Но главным министром, в руках которого находилась судьба отечества, являлся министр иностранных дел, предназначенный заместить несчастного Лессара. Разрыв с Европой был самым неотложным делом; партии нужен был человек, который господствовал бы над королем, умел раскрыть секретные замыслы двора, знал побольше тайн европейских кабинетов и — путем ловкости и решимости — умел бы в одно и то же время принудить врагов Франции к войне, сомнительных друзей ее — к нейтралитету, а тайных приверженцев — к явному союзу. Такого человека искали жирондисты, между тем как он был у них под рукой.
XIII
Шарль Дюмурье помогал Жансонне в полученном от Учредительного собрания поручении исследовать ситуацию западных департаментов, уже волнуемых глухим предчувствием междоусобной войны и первыми религиозными бунтами. Во время этого путешествия, которое длилось несколько месяцев, оба комиссара имели много случаев обменяться самыми тайными мыслями относительно великих событий, которые волновали умы в то время. Они сблизились. Жансонне обнаружил в своем товарище даровитую натуру, стесненную обстоятельствами и неизвестностью, — такого человека, которого достаточно вывести на просторную арену общественной жизни, чтобы он проявил в полной мере все таланты, какими снабдили его природа и образование. В натуре Дюмурье он заметил силу характера, достаточную, чтобы двигать вперед революцию, и немалую гибкость, чтобы подстроиться ко всяким затруднительным обстоятельствам.

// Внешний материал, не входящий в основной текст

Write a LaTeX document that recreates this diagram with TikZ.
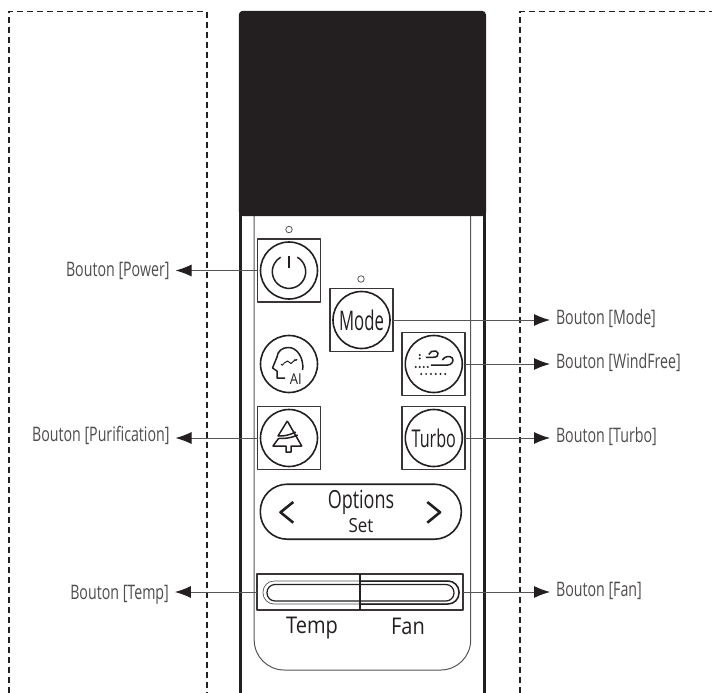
\documentclass[tikz,border=0pt]{standalone}
\usepackage{fontspec}
\setmainfont{Open Sans}
\newfontfamily\tagfont[FakeStretch=0.72]{Open Sans}
\newfontfamily\labelfont[FakeStretch=0.71]{Open Sans}
\newfontfamily\keyfont[FakeStretch=0.62]{Open Sans}
\newfontfamily\turbofont[FakeStretch=0.66]{Open Sans}
\newfontfamily\panelfont[FakeStretch=0.87]{Open Sans}
\usetikzlibrary{svg.path}
\usetikzlibrary{positioning}
\usetikzlibrary{arrows.meta}
\definecolor{inkdark}{HTML}{231F20}
\definecolor{inkgray}{HTML}{555555}
\tikzset{
  btnbox/.style={draw=inkdark!90, line width=1.8pt, minimum size=63pt, inner sep=0pt, outer sep=0pt},
  btnround/.style={circle, draw=inkdark, line width=1.6pt, minimum size=57pt, inner sep=0pt,
                   text=inkdark, font=\keyfont\fontsize{27}{29}\selectfont},
  ledmark/.style={circle, draw=inkgray, line width=0.8pt, minimum size=6.5pt, inner sep=0pt},
  taglabel/.style={inner sep=0pt, outer sep=6pt, text=inkdark!80, text height=10pt+#1pt, text depth=10pt-#1pt,
                   font=\labelfont\fontsize{20}{22}\selectfont},
  tagline/.style={draw=inkgray, line width=1pt, -{Latex[length=16pt,width=12pt,color=inkdark]}},
  panelline/.style={draw=inkgray, line width=1pt},
  iconline/.style={draw=inkdark, line width=1.5pt},
  frameline/.style={draw=inkdark, line width=1.8pt, dash pattern=on 6pt off 4pt},
}
\begin{document}
\begin{tikzpicture}[x=1pt, y=-1pt, line join=round]
  \useasboundingbox (0,0) rectangle (712,693);
  % the dashed frames
  \draw[frameline] (8.7,693) -- (8.7,11.5) -- (206.8,11.5) -- (206.8,693);
  \draw[frameline] (520,693) -- (520,11.5) -- (712,11.5);
  % the remote: body, screen, inner panel
  \draw[draw=inkdark, line width=2.6pt] (240.6,200) -- (240.6,693);
  \draw[draw=inkdark, line width=2.6pt] (484.4,200) -- (484.4,693);
  \draw[panelline, rounded corners=30pt] (254.2,200) -- (254.2,670) -- (470.7,670) -- (470.7,200);
  \fill[inkdark, rounded corners=4pt] (238.8,216) -- (238.8,10.8) -- (486,10.8) -- (486,216) -- cycle;
  % buttons
  \node[btnbox] (powerbox) at (289,270.5) {};
  \node[btnround] (powerbtn) at (powerbox.center) {};
  \node[ledmark] (powerled) at (289,229.5) {};
  \node[btnbox] (modebox) at (361.5,320) {};
  \node[btnround] (modebtn) at (modebox.center) {Mode};
  \node[ledmark] (modeled) at (361,279) {};
  \node[btnround] (aibtn) at (289,364) {};
  \node[btnbox] (windbox) at (433.8,364) {};
  \node[btnround] (windbtn) at (windbox.center) {};
  \node[btnbox] (purebox) at (289,438) {};
  \node[btnround] (purebtn) at (purebox.center) {};
  \node[btnbox] (turbobox) at (433.8,438) {};
  \node[btnround, font=\turbofont\fontsize{24.5}{26}\selectfont] (turbobtn) at (turbobox.center) {Turbo};
  % options key
  \node[draw=inkdark, line width=1.6pt, rounded corners=27pt, minimum width=201pt, minimum height=55pt,
        inner sep=0pt] (optionkey) at (360.8,511.7) {};
  \node[text=inkdark, inner sep=0pt, font=\tagfont\fontsize{25}{27}\selectfont] (optiontext) at (361,502) {Options};
  \node[text=inkdark, inner sep=0pt, font=\panelfont\fontsize{19.5}{22}\selectfont] (settext) at (361,526) {Set};
  \draw[inkdark, line width=2.6pt] (293.3,502) -- (280.5,512.3) -- (293.3,522.7);
  \draw[inkdark, line width=2.6pt] (427.3,502) -- (440,512.3) -- (427.3,522.7);
  % temp and fan keys
  \node[btnbox, minimum width=205.7pt, minimum height=36pt] (tempfanbox) at (360.2,592) {};
  \coordinate (tempkey) at (tempfanbox.west);
  \coordinate (fankey) at (tempfanbox.east);
  \draw[draw=inkgray, line width=0.7pt, rounded corners=11pt] (263,581) rectangle (459,604);
  \draw[draw=inkdark, line width=1.5pt, rounded corners=11pt] (360,581) -- (459,581) -- (459,604) -- (360,604);
  \draw[draw=inkdark, line width=1.2pt, rounded corners=8pt] (267,584.5) rectangle (454,601);
  \draw[draw=inkdark, line width=1.8pt] (tempfanbox.north) -- (tempfanbox.south);
  \node[text=inkdark, inner sep=0pt, font=\panelfont\fontsize{23}{25}\selectfont] (templabel) at (312,628) {Temp};
  \node[text=inkdark, inner sep=0pt, font=\panelfont\fontsize{23}{25}\selectfont] (fanlabel) at (408,626) {Fan};
  % power icon
  \begin{scope}[shift={(289,271.7)}, yscale=-1, iconline]
    \draw svg {M 8.3 -14.5 A 16.7 16.7 0 1 1 -8.3 -14.5};
    \draw svg {M 0 -15.7 V -3.3};
  \end{scope}
  % head icon
  \begin{scope}[shift={(aibtn.center)}, yscale=-1, iconline]
    \draw svg {M 13.7 6 C 15 -6 8 -17 -1 -16.5 C -7 -16.5 -11.5 -12.5 -12 -7 L -16.5 4 L -12 7 V 14 H -4};
    \draw[line width=1pt] svg {M -5.5 -0.5 L -1.5 -3 L 2 -0.5 L 6 -4};
    \draw[line width=1pt] svg {M -8 0 a 1.2 1.2 0 1 0 2.4 0 a 1.2 1.2 0 1 0 -2.4 0};
    \draw[line width=1pt] svg {M 5.6 -4.7 a 1.2 1.2 0 1 0 2.4 0 a 1.2 1.2 0 1 0 -2.4 0};
  \end{scope}
  \node[text=inkdark, inner sep=0pt, font=\panelfont\fontsize{15}{17}\selectfont] (ailabel) at (295.7,379) {AI};
  % wind icon
  \begin{scope}[shift={(windbtn.center)}, yscale=-1, iconline]
    \draw svg {M -5 -9.5 C -4 -12.5 -1 -13.5 2 -13 C 4.5 -12.5 5 -9.5 3.5 -8 C 2.5 -7 1 -6.7 -1 -6.7 H -8};
    \draw svg {M -3 1.2 H 13 C 18 1.2 20.5 -3 18.5 -6 C 16 -8.5 11 -8 8.5 -4};
    \foreach \dotx/\doty in {-14/-9, -14/-5.5, -18/3, -14/3, -10/3, -6/3,
                             -12.5/10, -7.7/10, -2.9/10, 1.9/10, 6.7/10, 11.5/10}
      \fill[inkdark] (\dotx pt,\doty pt) circle (1.1pt);
  \end{scope}
  % tree icon
  \begin{scope}[shift={(purebtn.center)}, yscale=-1, iconline]
    \draw svg {M -1.7 -17 L -11 -2 Q -2 -1.5 6.7 -6};
    \draw svg {M -1.7 -17 L 12.7 8 H 2 V 14 H -3 V 8 H -16 L -10.5 0.5 Q 0 1 8.7 -3};
  \end{scope}
  % labels
  \node[taglabel=5.7, left=82pt of powerbox] (powertag) {Bouton [Power]};
  \node[taglabel=3.7, left=82pt of purebox] (puretag) {Bouton [Purification]};
  \node[taglabel=7.3, left=82.5pt of tempkey] (temptag) {Bouton [Temp]};
  \node[taglabel=4.3, right=157pt of modebox] (modetag) {Bouton [Mode]};
  \node[taglabel=4.3, right=84.7pt of windbox] (windtag) {Bouton [WindFree]};
  \node[taglabel=4.3, right=84.7pt of turbobox] (turbotag) {Bouton [Turbo]};
  \node[taglabel=4.3, right=87pt of fankey] (fantag) {Bouton [Fan]};
  % connectors
  \draw[tagline] (powerbox) -- (powertag);
  \draw[tagline] (purebox) -- (puretag);
  \draw[tagline] (tempkey) -- (temptag);
  \draw[tagline] (modebox) -- (modetag);
  \draw[tagline] (windbox) -- (windtag);
  \draw[tagline] (turbobox) -- (turbotag);
  \draw[tagline] (fankey) -- (fantag);
\end{tikzpicture}
\end{document}
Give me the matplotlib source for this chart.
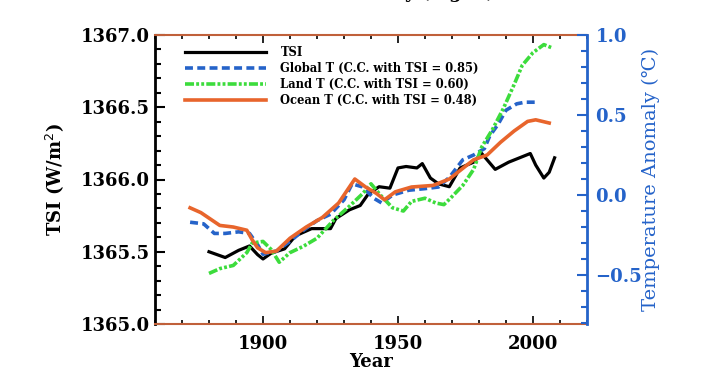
import matplotlib
matplotlib.use("Agg")
import matplotlib.pyplot as plt
from matplotlib.ticker import MultipleLocator

# TSI series (W/m^2)
tsi_years = [1880, 1886, 1891, 1895, 1898, 1900, 1903, 1908, 1912, 1918, 1922, 1925,
             1927, 1932, 1936, 1939, 1943, 1947, 1950, 1953, 1957, 1959, 1962, 1965,
             1969, 1973, 1978, 1981, 1986, 1991, 1995, 1999, 2001, 2004, 2006, 2008]
tsi_vals = [1365.50, 1365.46, 1365.51, 1365.54, 1365.48, 1365.45, 1365.49, 1365.52,
            1365.61, 1365.66, 1365.66, 1365.66, 1365.73, 1365.79, 1365.82, 1365.90,
            1365.95, 1365.94, 1366.08, 1366.09, 1366.08, 1366.11, 1366.01, 1365.97,
            1365.95, 1366.08, 1366.12, 1366.18, 1366.07, 1366.12, 1366.15, 1366.18,
            1366.10, 1366.01, 1366.05, 1366.15]

# temperature anomalies (deg C)
glob_years = [1873, 1878, 1882, 1886, 1891, 1895, 1898, 1900, 1905, 1910, 1915, 1920,
              1925, 1930, 1933, 1937, 1941, 1944, 1948, 1954, 1960, 1965, 1969, 1974,
              1978, 1982, 1984, 1987, 1990, 1994, 1997, 2001]
glob_vals = [-0.17, -0.18, -0.24, -0.24, -0.23, -0.24, -0.31, -0.37, -0.35, -0.29,
             -0.22, -0.16, -0.12, -0.03, 0.07, 0.05, -0.02, -0.05, 0.00, 0.03, 0.04,
             0.05, 0.11, 0.22, 0.25, 0.29, 0.37, 0.44, 0.53, 0.57, 0.58, 0.58]

land_years = [1880, 1884, 1889, 1894, 1896, 1900, 1903, 1906, 1910, 1915, 1920, 1926,
              1932, 1937, 1940, 1944, 1948, 1952, 1955, 1960, 1964, 1967, 1970, 1974,
              1978, 1981, 1985, 1989, 1993, 1996, 2000, 2004, 2007]
land_vals = [-0.49, -0.46, -0.44, -0.36, -0.30, -0.29, -0.34, -0.42, -0.36, -0.32,
             -0.27, -0.16, -0.07, 0.01, 0.07, -0.01, -0.08, -0.10, -0.04, -0.02, -0.05,
             -0.06, -0.01, 0.06, 0.16, 0.30, 0.41, 0.54, 0.69, 0.81, 0.89, 0.94, 0.92]

ocean_years = [1873, 1877, 1884, 1889, 1894, 1896, 1898, 1901, 1905, 1910, 1916, 1922,
               1928, 1934, 1938, 1942, 1945, 1949, 1955, 1963, 1969, 1975, 1978, 1983,
               1988, 1993, 1998, 2001, 2006]
ocean_vals = [-0.08, -0.11, -0.19, -0.20, -0.22, -0.28, -0.33, -0.36, -0.35, -0.27,
              -0.20, -0.14, -0.05, 0.10, 0.05, 0.01, -0.03, 0.02, 0.05, 0.06, 0.10,
              0.18, 0.22, 0.25, 0.33, 0.40, 0.46, 0.47, 0.45]

labels = ["TSI",
          "Global T (C.C. with TSI = 0.85)",
          "Land T (C.C. with TSI = 0.60)",
          "Ocean T (C.C. with TSI = 0.48)"]

blue = "#2563c9"
green = "#3cdc3c"
orange = "#e8652c"
frame_c = "#c0603a"
serif = ["DejaVu Serif"]

fig = plt.figure(figsize=(7.06, 3.91), dpi=100)
ax = fig.add_axes([155 / 706, 1 - 324 / 391, 432 / 706, 289 / 391])
ax2 = ax.twinx()

l0, = ax.plot(tsi_years, tsi_vals, color="black", lw=2.3)
l1, = ax2.plot(glob_years, glob_vals, color=blue, lw=2.6, ls=(0, (2.2, 1.2)))
l2, = ax2.plot(land_years, land_vals, color=green, lw=2.6, ls=(0, (2.5, 0.6, 0.8, 0.6, 0.8, 0.6)))
l3, = ax2.plot(ocean_years, ocean_vals, color=orange, lw=2.6)

ax.set_xlim(1860, 2020)
ax.set_ylim(1365.0, 1367.0)
ax2.set_ylim(-0.806, 1.0)

ax.xaxis.set_major_locator(MultipleLocator(50))
ax.xaxis.set_minor_locator(MultipleLocator(10))
ax.yaxis.set_major_locator(MultipleLocator(0.5))
ax.yaxis.set_minor_locator(MultipleLocator(0.1))
ax2.yaxis.set_major_locator(MultipleLocator(0.5))
ax2.yaxis.set_minor_locator(MultipleLocator(0.1))

ax.tick_params(axis="x", which="both", direction="in", top=True, colors="black", pad=8)
ax.tick_params(axis="x", which="major", length=6, width=1.2)
ax.tick_params(axis="x", which="minor", length=3, width=1.2)
ax.tick_params(axis="y", which="major", direction="in", length=7, width=1.5)
ax.tick_params(axis="y", which="minor", direction="in", length=4, width=1.5)
ax2.tick_params(axis="y", which="major", direction="in", length=7, width=1.5,
                colors=blue, labelcolor=blue, pad=6)
ax2.tick_params(axis="y", which="minor", direction="in", length=4, width=1.5, colors=blue)

ax.yaxis.set_major_formatter(matplotlib.ticker.FormatStrFormatter("%.1f"))
ax2.yaxis.set_major_formatter(matplotlib.ticker.FuncFormatter(
    lambda v, p: ("\u2212%.1f" % abs(v)) if v < -0.01 else "%.1f" % abs(v)))

for lab in ax.get_xticklabels() + ax.get_yticklabels():
    lab.set_family(serif)
    lab.set_weight("bold")
    lab.set_fontsize(13)
for lab in ax2.get_yticklabels():
    lab.set_family(serif)
    lab.set_weight("bold")
    lab.set_fontsize(13)

ax.spines["left"].set_linewidth(2.0)
ax.spines["left"].set_color("black")
ax2.spines["left"].set_visible(False)
ax2.spines["right"].set_color(blue)
ax2.spines["right"].set_linewidth(2.0)
ax.spines["right"].set_visible(False)
for s in ("top", "bottom"):
    ax.spines[s].set_color(frame_c)
    ax.spines[s].set_linewidth(1.5)
    ax2.spines[s].set_visible(False)

ax.set_xlabel("Year", family=serif, weight="bold", fontsize=13, labelpad=0)
ax.set_ylabel("TSI (W/m$^2$)", family=serif, weight="bold", fontsize=13, labelpad=11)
ax2.set_ylabel("Temperature Anomaly (\u2103)", family=serif, fontsize=14,
               color=blue, labelpad=0)

leg = ax2.legend([l0, l1, l2, l3], labels, loc="upper left",
                 bbox_to_anchor=(0.045, 0.998), frameon=False,
                 prop={"family": serif, "weight": "bold", "size": 8.3},
                 handlelength=7.0, handletextpad=1.3, labelspacing=0.25)

# clipped title remnant at the very top (only its lower edge shows)
fig.text(450 / 706, 1 + 2 / 391, "y (Fig. 1)", ha="center", va="baseline",
         family=serif, weight="bold", fontsize=13)

fig.savefig("out.png", dpi=100)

Жансонне по возвращении из командировки представил Дюмурье своим друзьям по собранию — Гюаде, Верньо, Ролану, Бриссо, де Граву — и говорил о нем как о безвестном спасителе, которого судьба готовила свободе. Он заклинал своих товарищей привлечь к себе этого человека, который, возвысившись через них, потом возвысит их самих.
Едва они увидели Дюмурье, как уже были очарованы им. Жирондисты представили его де Граву, де Грав — королю. Король предложил Дюмурье временный пост в министерстве иностранных дел — до момента, когда Лессар докажет судьям свою невиновность и опять займет свое место. Дюмурье отказался от роли переходного министра, которая ослабила бы его позиции и унизила в глазах партии. Король уступил, и Дюмурье получил настоящее назначение.
Отец, человек военный и в то же время широко образованный, предназначал Дюмурье к занятиям как военным, так и литературным, но перо было противно молодому человеку, он сделался подпоручиком кавалерии. В качестве адъютанта маршала д’Армантьера он участвовал в Ганноверской кампании: при отступлении выхватил знамя из рук одного из беглецов, собрал вокруг себя двести всадников, спас батарею из пяти пушек и прикрыл проход армии. Дюмурье был буквально осыпан пулями и сабельными ударами, придавлен трупом лошади, потерял два пальца на правой руке, глаза его оказались обожжены ружейными выстрелами; жизнь Дюмурье спас барон Бекер, который велел перенести его в английский лагерь.